# INSTRUCTION
Copy the listing below line for line, starting at its first line and ending with the line that has "import numpy as np" in it. Add nothing.

# STORED DATA
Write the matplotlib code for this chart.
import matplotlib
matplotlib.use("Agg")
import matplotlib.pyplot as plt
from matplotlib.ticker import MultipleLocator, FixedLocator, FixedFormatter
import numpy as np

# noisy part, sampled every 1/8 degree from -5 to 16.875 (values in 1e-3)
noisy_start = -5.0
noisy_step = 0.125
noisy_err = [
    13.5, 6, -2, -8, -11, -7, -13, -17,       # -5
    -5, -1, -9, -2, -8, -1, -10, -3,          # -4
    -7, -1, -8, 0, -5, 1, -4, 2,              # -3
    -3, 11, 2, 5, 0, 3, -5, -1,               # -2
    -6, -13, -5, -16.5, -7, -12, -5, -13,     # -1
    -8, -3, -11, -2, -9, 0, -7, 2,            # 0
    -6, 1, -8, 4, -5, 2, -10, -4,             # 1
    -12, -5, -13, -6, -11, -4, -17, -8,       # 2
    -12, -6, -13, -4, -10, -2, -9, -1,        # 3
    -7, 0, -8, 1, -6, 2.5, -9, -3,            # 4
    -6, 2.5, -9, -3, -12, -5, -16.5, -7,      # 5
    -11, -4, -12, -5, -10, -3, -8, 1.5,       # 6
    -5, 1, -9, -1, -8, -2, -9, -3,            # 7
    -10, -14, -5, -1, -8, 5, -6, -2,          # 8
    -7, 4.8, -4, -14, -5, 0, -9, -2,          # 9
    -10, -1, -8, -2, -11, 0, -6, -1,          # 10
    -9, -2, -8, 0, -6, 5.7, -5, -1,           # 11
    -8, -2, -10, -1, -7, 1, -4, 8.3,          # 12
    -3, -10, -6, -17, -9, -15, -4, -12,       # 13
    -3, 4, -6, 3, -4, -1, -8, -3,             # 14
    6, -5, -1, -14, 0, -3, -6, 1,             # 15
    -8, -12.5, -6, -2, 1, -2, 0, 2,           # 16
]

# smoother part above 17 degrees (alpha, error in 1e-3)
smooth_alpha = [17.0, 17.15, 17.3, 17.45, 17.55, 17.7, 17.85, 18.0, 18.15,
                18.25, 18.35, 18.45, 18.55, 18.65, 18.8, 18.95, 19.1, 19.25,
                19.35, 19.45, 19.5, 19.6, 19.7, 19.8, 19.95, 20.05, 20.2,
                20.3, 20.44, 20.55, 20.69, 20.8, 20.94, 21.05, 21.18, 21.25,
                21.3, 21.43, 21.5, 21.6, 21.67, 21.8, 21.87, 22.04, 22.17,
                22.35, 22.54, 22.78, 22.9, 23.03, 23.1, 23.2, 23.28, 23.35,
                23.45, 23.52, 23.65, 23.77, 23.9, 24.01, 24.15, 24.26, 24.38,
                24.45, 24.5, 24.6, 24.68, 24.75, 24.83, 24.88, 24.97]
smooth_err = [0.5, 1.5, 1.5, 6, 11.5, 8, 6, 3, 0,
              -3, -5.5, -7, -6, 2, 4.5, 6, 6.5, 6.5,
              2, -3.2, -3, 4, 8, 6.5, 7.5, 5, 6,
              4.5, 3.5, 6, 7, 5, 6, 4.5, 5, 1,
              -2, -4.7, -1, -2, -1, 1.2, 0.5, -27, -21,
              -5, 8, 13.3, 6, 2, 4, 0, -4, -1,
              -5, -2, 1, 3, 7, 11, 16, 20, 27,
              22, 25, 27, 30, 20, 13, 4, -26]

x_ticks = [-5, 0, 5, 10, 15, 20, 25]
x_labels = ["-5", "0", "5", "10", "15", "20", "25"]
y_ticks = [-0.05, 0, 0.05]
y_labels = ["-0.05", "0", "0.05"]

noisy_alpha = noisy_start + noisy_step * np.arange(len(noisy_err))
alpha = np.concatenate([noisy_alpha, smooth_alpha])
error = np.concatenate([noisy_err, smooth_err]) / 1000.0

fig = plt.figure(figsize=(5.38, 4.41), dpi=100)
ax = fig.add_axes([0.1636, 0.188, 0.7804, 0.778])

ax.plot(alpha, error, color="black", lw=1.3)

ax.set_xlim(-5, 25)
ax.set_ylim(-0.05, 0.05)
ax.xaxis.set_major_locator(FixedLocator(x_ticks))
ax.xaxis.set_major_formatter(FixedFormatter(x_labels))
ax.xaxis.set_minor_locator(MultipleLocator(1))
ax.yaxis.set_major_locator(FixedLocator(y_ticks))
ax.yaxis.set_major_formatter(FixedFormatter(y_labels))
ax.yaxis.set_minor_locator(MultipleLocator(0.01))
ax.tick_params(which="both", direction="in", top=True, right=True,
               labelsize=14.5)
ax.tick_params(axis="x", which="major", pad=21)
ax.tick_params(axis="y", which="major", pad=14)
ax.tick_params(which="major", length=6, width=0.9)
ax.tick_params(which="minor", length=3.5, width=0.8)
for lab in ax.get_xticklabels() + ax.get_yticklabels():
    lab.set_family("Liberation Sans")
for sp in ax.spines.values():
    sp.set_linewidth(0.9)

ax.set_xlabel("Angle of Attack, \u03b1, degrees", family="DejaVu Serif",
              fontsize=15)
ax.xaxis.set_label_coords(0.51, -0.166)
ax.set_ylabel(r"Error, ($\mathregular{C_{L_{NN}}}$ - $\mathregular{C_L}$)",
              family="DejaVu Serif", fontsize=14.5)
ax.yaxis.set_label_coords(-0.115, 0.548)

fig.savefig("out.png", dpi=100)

# REPLY
Write the matplotlib code for this chart.
import matplotlib
matplotlib.use("Agg")
import matplotlib.pyplot as plt
from matplotlib.ticker import MultipleLocator, FixedLocator, FixedFormatter
import numpy as np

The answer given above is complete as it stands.